Miss Peabody's Inheritance Traduction : Claire Malroux

Extraits Personnages

Voici un curieux petit roman, à la fois amer et drôlatique, dans ce style particulier à quelques romancières anglaises à vrai dire assez peu connues chez nous mais très appréciées dans le monde anglo-saxon, à savoir Elizabeth Taylor, Barbara Pym et l'incontournable et surprenante Ivy Compton-Burnett. Ajoutons à cette triade la mansfieldienne Elizabeth Bowen et Muriel Spark et le portrait de groupe sera encore plus parlant.

Miss Peabody est ce que l'on appelle encore, à l'époque où se déroule le roman, "une vieille fille." Elle a grandi dans une petite maison de la banlieue londonienne, entre un père et une mère qui l'aimaient, certes, mais la couvaient un peu trop. Le père - avec qui elle semble avoir eu un lien privilégié - décédé, la jeune femme s'est retrouvée seule avec sa mère. Le temps a passé avec ce naturel et cette rapidité dont lui seul est capable et les espoirs de mariage de Miss Peabody se sont envolés, complètement évanouis dans la nature, ne laissant derrière eux qu'une Mrs Peobody désormais impotente et à laquelle la fille se dévoue sans relâche matin et soir, avant de partir à et en revenant de son travail.

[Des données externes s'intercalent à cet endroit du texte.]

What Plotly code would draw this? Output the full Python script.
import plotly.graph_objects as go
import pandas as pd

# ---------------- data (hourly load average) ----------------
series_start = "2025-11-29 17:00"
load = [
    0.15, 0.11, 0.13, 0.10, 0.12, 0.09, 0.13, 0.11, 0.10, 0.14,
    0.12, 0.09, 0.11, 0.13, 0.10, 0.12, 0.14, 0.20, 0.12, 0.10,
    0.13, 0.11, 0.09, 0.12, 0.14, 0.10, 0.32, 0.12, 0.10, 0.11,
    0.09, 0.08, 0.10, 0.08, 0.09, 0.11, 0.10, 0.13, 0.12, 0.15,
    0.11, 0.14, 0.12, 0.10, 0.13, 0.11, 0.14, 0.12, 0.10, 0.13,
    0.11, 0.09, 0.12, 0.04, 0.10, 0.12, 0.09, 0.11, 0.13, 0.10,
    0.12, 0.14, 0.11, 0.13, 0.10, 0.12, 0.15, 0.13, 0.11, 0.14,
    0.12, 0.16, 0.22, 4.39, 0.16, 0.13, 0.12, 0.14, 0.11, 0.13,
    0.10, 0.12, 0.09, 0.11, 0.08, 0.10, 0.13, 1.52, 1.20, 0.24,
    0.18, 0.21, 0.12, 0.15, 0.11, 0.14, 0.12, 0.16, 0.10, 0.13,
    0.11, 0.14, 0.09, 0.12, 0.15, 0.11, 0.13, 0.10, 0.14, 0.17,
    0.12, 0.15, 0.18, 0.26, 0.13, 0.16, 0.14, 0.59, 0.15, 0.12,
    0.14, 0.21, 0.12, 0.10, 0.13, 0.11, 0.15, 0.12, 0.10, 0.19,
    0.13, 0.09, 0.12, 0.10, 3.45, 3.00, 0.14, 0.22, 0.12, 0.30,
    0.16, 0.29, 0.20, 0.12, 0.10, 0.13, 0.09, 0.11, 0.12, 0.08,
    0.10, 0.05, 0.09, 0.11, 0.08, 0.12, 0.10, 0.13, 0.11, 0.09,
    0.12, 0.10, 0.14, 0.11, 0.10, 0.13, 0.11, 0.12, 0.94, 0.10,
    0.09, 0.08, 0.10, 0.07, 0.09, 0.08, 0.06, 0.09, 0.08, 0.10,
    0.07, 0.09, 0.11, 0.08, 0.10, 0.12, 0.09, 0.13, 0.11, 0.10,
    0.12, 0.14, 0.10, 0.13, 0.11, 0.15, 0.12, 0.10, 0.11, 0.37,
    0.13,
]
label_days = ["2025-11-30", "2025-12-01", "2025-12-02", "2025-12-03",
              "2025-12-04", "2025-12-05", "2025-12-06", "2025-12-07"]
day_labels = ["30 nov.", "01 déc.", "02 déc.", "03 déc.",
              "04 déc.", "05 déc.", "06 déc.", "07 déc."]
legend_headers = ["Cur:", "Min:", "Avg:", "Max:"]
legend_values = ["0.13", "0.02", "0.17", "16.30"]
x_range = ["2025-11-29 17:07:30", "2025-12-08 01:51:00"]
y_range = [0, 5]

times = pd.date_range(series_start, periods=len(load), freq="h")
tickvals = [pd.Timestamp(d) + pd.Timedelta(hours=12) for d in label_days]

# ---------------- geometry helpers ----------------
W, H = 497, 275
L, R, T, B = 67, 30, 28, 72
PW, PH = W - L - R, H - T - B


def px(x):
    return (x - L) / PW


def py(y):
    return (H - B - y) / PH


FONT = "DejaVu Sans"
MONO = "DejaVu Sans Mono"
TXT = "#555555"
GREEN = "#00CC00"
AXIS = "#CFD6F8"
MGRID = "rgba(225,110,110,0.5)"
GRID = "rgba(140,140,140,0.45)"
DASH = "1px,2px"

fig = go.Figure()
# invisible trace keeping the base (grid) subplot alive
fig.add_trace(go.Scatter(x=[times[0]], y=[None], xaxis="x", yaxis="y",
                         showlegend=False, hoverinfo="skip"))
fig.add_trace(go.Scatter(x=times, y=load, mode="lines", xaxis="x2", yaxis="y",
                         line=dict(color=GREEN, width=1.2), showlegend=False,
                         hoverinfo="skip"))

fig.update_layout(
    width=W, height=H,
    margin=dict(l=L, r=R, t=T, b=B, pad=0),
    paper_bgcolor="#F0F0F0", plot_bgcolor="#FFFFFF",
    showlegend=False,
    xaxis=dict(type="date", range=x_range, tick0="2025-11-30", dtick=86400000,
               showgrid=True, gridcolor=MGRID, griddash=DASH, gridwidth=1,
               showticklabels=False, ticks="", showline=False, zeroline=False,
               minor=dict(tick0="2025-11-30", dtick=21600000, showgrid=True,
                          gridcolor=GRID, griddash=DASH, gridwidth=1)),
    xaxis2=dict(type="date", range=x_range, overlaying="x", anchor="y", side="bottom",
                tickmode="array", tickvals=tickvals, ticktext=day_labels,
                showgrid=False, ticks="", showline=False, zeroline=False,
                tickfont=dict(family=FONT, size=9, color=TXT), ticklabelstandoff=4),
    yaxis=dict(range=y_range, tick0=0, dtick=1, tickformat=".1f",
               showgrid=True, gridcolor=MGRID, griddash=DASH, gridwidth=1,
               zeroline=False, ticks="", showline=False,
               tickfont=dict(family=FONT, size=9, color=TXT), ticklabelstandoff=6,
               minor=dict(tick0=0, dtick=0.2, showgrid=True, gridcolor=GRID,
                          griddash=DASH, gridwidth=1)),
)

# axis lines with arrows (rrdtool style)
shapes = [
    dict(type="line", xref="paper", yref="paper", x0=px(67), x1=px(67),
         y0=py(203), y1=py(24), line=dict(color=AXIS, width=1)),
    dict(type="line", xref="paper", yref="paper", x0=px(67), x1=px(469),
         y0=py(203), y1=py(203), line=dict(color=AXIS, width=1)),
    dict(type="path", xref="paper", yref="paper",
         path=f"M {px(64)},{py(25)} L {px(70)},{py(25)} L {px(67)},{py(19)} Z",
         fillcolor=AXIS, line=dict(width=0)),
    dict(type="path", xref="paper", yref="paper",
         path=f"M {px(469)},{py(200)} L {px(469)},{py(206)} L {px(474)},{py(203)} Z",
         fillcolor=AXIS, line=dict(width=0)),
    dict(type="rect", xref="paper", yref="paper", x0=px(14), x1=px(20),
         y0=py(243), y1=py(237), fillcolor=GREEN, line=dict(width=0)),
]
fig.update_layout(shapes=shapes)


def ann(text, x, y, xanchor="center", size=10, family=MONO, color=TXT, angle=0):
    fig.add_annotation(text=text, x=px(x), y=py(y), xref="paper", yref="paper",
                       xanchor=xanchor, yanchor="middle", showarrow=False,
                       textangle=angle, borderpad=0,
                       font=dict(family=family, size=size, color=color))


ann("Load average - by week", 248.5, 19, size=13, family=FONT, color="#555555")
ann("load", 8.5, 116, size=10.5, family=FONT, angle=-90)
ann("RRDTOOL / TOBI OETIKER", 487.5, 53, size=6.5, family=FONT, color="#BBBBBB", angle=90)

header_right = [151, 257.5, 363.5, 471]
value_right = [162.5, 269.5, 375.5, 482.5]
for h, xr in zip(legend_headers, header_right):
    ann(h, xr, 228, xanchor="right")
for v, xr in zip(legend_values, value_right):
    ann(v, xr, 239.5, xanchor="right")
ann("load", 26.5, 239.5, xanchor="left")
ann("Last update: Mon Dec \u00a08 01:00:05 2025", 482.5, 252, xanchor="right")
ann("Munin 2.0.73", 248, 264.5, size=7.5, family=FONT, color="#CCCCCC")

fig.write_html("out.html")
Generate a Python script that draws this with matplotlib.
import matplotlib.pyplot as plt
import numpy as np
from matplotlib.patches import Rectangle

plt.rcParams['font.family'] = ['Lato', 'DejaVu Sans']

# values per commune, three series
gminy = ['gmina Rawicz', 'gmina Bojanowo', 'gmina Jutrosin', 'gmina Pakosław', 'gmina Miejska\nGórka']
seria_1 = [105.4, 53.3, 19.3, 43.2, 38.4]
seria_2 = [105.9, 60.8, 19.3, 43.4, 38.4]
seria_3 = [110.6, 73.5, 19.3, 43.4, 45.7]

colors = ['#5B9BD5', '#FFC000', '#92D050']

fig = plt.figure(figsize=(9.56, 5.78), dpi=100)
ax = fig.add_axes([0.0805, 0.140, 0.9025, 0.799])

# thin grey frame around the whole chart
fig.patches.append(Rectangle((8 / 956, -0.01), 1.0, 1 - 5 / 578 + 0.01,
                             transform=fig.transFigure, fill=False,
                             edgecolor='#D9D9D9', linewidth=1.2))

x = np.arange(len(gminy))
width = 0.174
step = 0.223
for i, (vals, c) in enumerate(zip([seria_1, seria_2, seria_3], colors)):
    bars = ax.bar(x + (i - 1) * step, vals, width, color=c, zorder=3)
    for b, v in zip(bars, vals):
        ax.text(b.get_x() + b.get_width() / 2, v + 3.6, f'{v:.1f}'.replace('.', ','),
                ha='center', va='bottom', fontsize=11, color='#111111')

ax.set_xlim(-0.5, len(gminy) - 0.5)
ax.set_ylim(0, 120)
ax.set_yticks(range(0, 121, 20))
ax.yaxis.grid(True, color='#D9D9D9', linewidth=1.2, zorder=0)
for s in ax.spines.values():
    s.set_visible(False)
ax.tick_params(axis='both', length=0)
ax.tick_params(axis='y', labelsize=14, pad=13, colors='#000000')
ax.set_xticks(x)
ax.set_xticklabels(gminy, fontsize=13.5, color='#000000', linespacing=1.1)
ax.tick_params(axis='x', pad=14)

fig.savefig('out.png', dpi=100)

Seule échappatoire pour Miss Peabody : la lecture. Esprit relativement simple, elle aime les succès de librairies et, un jour, trouve on ne sait où le courage d'écrire à Diana Hopewell, romancière australienne dont elle a énormément apprécié le dernier ouvrage, une histoire de pensionnaires entrant en communion avec la Nature par le biais de chevauchées au clair de lune et d'explorations tâtonnantes d'amours adolescentes au parfum de lesbianisme. Ce dernier détail en dirait long sur les propres rêveries de Miss Peabody mais elle est à vrai dire si naïve - et le lecteur ne cessera d'ailleurs de la trouver de plus en plus naïve - qu'on peut douter de sa bonne compréhension de l'intrigue.

Miss Peabody est la première à s'en étonner : Diana Hopewell lui répond. Mieux : la romancière prend l'habitude de lui écrire très régulièrement et de lui faire part de ses travaux sur son prochain ouvrage. Là encore, il y aura des pensionnaires, celles d'une institution haut-de-gamme pour jeunes filles de bonne famille, dénommée "Les Hauts du Pin". Mais on y verra un peu plus de professeurs - des femmes elles aussi, bien sûr. Au premier rang, Miss Thorne, directrice pleine d'allant et débordante d'idées, toujours flanquée de la pâle, terne et pleunicharde Miss Edgely avec laquelle, on le découvre au fil des extraits et commentaires reçus par Miss Peabody, elle a jadis vécu une liaison torride et avec qui elle forme l'un de ces vieux couples qui sont légion chez les hétérosexuels et dont on a tort de sous-estimer le nombre chez les homosexuels.

Avec une habileté d'autant plus remarquable qu'elle paraît absolument naturelle, Elizabeth Jolley mène de main de maître ses trois intrigues : la découverte d'elle-même que, par le biais de sa correspondance avec Diana Hopewell, fait Miss Peabody, l'étude des difficultés rencontrées par la romancière australienne pour mener à bien son dernier projet littéraire et bien entendu les tribulations de Miss Thorne, partie en voyage en Europe avec sa bonne "Edge" et une jeune pensionnaire qui inspire à cette dernière une redoutable jalousie.

Le plus étonnant, c'est qu'on entre dans ce roman avec un petit sourire distrait, en se disant presque que ça ne fonctionnera pas et qu'on en sort fasciné par la technique de l'auteur. Tout est clair et calculé au millimètre. Loin de s'embrouiller avec ses voisins, chaque fil met en valeur le suivant. Et tout ça avec une économie de moyens qui laisse rêveur et admiratif.

Avec un projet un peu plus long - le roman ne fait que deux-cent-dix pages chez Payot-Rivages - l'effet en aurait peut-être été gâché. Mais Jolley a conscience de ses limites et nous invite à refermer le livre quand tout est joué - sauf pour Miss Thorne et ses compagnes, encore dans les limbes de l'imaginaire et léguées par Diana Hopewell à une Miss Peabody désormais bien plus sûre d'elle. A plus de cinquante ans, il était temps que cela lui arrive, non ?

Elizabeth Jolley a écrit d'autres romans dont "Foxybaby", qui prend pour cible les cures amaigrissantes. Je crois bien que, un de ces jours, je vais me l'acheter. Et, bien entendu, je reviendrai vous en parler.